Vilkomerson touched on the scrutiny that U.S. Rep. Ilhan Omar, D-Minnesota — who also supports BDS — faced in response to her tweets about Israel in 2012. Omar said that Israel has “hypnotized the world,” which some people said played into anti-Semitic tropes.
“I think the tax on BDS, it’s sort of on two levels,” Vilkomerson said. “They’re trying to break the Palestine movement through silence and bullying and intimidation tactics, but they’re also trying to break the emerging left consensus and this new generation of young women and people of color who are leading to us that. That is why the heinous attacks on Ilhan Omar are very much a part of that.”
The panelists found criticisms of BDS as anti-Semitic to be unfounded and felt as if the criticisms detract from advocating for Palestinian rights. In November, when Hill was a CNN political commentator, he made comments at the U.N. in favor of Palestinians and used the phrase, “river to the sea,” which the Anti-Defamation League claimed was the same phrase Palestinian fundamentalist group Hamas uses to call for Israel’s destruction. Hill’s comments led to his firing at CNN and he said it put his tenure and professorship at risk at Temple University.
“There is an asterisk on everything from the Constitution to university guidelines to network contracts that says, ‘Except for Palestine,’” Hill said. “That exception, in many ways, determines how we talk and examine [the Israel-Palestine conflict]. The CNN firing was surprising, but what was more surprising was the university response. Temple, where I’m a full professor, was very committed, or certain people were, to taking away my tenure and finding a way to fire me.”
Vilkomerson discussed how witnessing apathy towards Palestinians while she lived in Tel Aviv motivated her to support BDS and noted how it took JVP six years to publicly endorse the boycott after she met with Barghouti in 2009. Vilkomerson has been associated with JVP since 2001 and became the Executive Director of JVP in 2009.
“That was the moment for me when I realized BDS could be an important tool,” Vilkomerson said. “Otherwise, the status quo would’ve stayed the same and there had to be some consequences so that people in Israel would feel that they had to change and couldn’t accept the way things were.”
Barghouti found inspiration to advocate for Palestinian rights in black anti-apartheid leaders in South Africa and meeting other anti-apartheid student activists when he was a student at Columbia University.
“I learned a lot about civil disobedience, I learned a lot about community activism, that liberation in South Africa was liberation for all of us,” Barghouti said. “When I was able to come back to [Palestine] with my wife, with our first child, I saw apartheid as very real, not as a theoretical aspect, I saw what occupation meant.”
Hill believed that the U.S.’s stance on Palestine has not changed under President Donald Trump’s administration, but that the administration serves as a way to emphasize U.S. policy towards Palestine.

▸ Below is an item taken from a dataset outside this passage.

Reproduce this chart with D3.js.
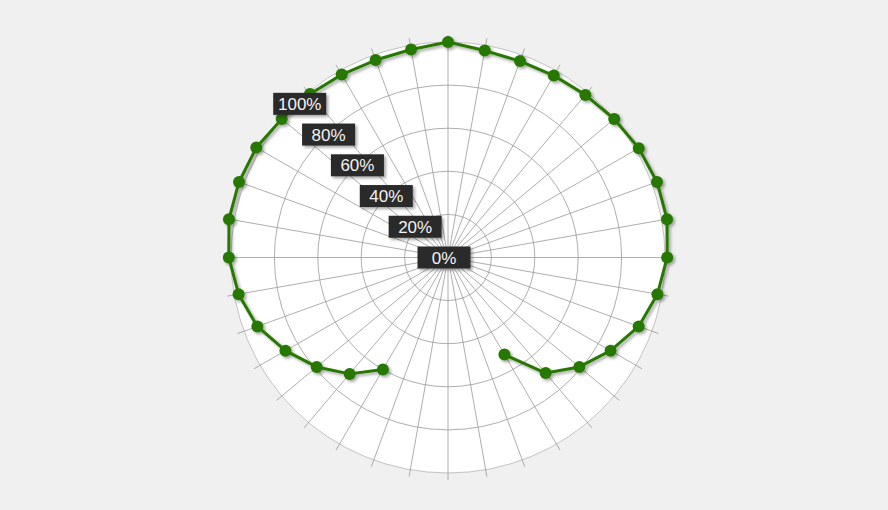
<!DOCTYPE html>
<html>
<head>
<meta charset="utf-8">
<script src="https://cdn.jsdelivr.net/npm/d3@7"></script>
<style>
  html, body { margin: 0; padding: 0; background: #f0f0f0; }
  svg { display: block; }
</style>
</head>
<body>
<div class="chart"></div>
<script>
const width = 888;
const height = 510;

// angle of each category (degrees, clockwise from top)
const angles = [0, 10, 20, 30, 40, 50, 60, 70, 80, 90, 100, 110, 120, 130, 140, 150, 160, 170,
  180, 190, 200, 210, 220, 230, 240, 250, 260, 270, 280, 290, 300, 310, 320, 330, 340, 350];
// series values in percent, null where the series has no point
const values = [100, 97.5, 97, 97.5, 98.5, 100, 101.5, 102.5, 102.5, 101, 98, 93.5, 86.5, 79, 70, 52,
  null, null, null, null, null, 60, 70.5, 79, 86.5, 93.5, 98, 101, 102.5, 102.5, 102, 100, 99, 98, 97.5, 98];
const ringTicks = [0, 20, 40, 60, 80, 100];
const ringLabels = ["0%", "20%", "40%", "60%", "80%", "100%"];

const cx = 448;
const cy = 257.5;
const rx = 217;
const ry = 215.5;
const labelAngle = 317;

const rScale = d3.scaleLinear().domain([0, 100]).range([0, 1]);

function point(angle, v, extra = 0) {
  const a = (angle * Math.PI) / 180;
  const k = rScale(v);
  return [cx + (rx * k + extra) * Math.sin(a), cy - (ry * k + extra) * Math.cos(a)];
}

const svg = d3
  .select(".chart")
  .append("svg")
  .attr("width", width)
  .attr("height", height);

const defs = svg.append("defs");
defs
  .append("filter")
  .attr("id", "shadow")
  .attr("x", "-50%")
  .attr("y", "-50%")
  .attr("width", "200%")
  .attr("height", "200%")
  .append("feDropShadow")
  .attr("dx", 2)
  .attr("dy", 2)
  .attr("stdDeviation", 1.8)
  .attr("flood-color", "#000")
  .attr("flood-opacity", 0.35);

// plot background
svg
  .append("ellipse")
  .attr("cx", cx)
  .attr("cy", cy)
  .attr("rx", rx)
  .attr("ry", ry)
  .attr("fill", "#fff");

// rings
svg
  .append("g")
  .selectAll("ellipse")
  .data(ringTicks.filter((d) => d > 0))
  .enter()
  .append("ellipse")
  .attr("cx", cx)
  .attr("cy", cy)
  .attr("rx", (d) => rx * rScale(d))
  .attr("ry", (d) => ry * rScale(d))
  .attr("fill", "none")
  .attr("stroke", (d) => (d === 100 ? "#b4b4b4" : "#999"))
  .attr("stroke-width", 0.8);

// spokes with small ticks past the outer ring
svg
  .append("g")
  .selectAll("line")
  .data(angles)
  .enter()
  .append("line")
  .attr("x1", cx)
  .attr("y1", cy)
  .attr("x2", (d) => point(d, 100, 7)[0])
  .attr("y2", (d) => point(d, 100, 7)[1])
  .attr("stroke", "#999")
  .attr("stroke-width", 0.8);

// series
const pts = angles.map((a, i) => ({ angle: a, value: values[i] }));
let firstIdx = 0;
for (let i = 0; i < pts.length; i++) {
  if (pts[i].value == null && (i + 1 < pts.length) && pts[i + 1].value != null) firstIdx = i + 1;
}
const ordered = pts.slice(firstIdx).concat(pts.slice(0, firstIdx)).filter((d) => d.value != null);

const line = d3
  .line()
  .x((d) => point(d.angle, d.value)[0])
  .y((d) => point(d.angle, d.value)[1]);

const series = svg.append("g").attr("filter", "url(#shadow)");
series
  .append("path")
  .attr("d", line(ordered))
  .attr("fill", "none")
  .attr("stroke", "#287800")
  .attr("stroke-width", 3)
  .attr("stroke-linejoin", "round");

series
  .selectAll("circle")
  .data(ordered)
  .enter()
  .append("circle")
  .attr("cx", (d) => point(d.angle, d.value)[0])
  .attr("cy", (d) => point(d.angle, d.value)[1])
  .attr("r", 6)
  .attr("fill", "#287800");

// ring labels
const labels = svg
  .append("g")
  .selectAll("g")
  .data(ringTicks)
  .enter()
  .append("g")
  .attr("transform", (d) => {
    const p = point(labelAngle, d * 0.975);
    return `translate(${p[0] - 4},${p[1]})`;
  });

labels
  .append("rect")
  .attr("x", -26.5)
  .attr("y", -11)
  .attr("width", 53)
  .attr("height", 22)
  .attr("fill", "#2b2b2b")
  .attr("filter", "url(#shadow)");

labels
  .append("text")
  .attr("text-anchor", "middle")
  .attr("dy", "0.36em")
  .attr("fill", "#f4f4f4")
  .style("font-family", "'Liberation Sans', Arial, sans-serif")
  .style("font-size", "17px")
  .text((d, i) => ringLabels[i]);
</script>
</body>
</html>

“With regard to U.S. policy, let’s not paint Trump as the exception,” Hill said. “He is American foreign policy on steroids, but he is not different. Recognizing Jerusalem as the capital of Israel is something every U.S. president has gestured to. We don’t want to romanticize Clinton, we don’t want to romanticize Obama.”
Despite the criticism BDS has faced in the U.S., including from the federal government, panelists advocated for BDS as a means to prioritize human rights and decolonization of Palestine.
“I think many oppressed communities do not have much of an imagination because their minds are colonized,” Barghouti said. “The issue of decolonizing the mind is more important than decolonizing the land.”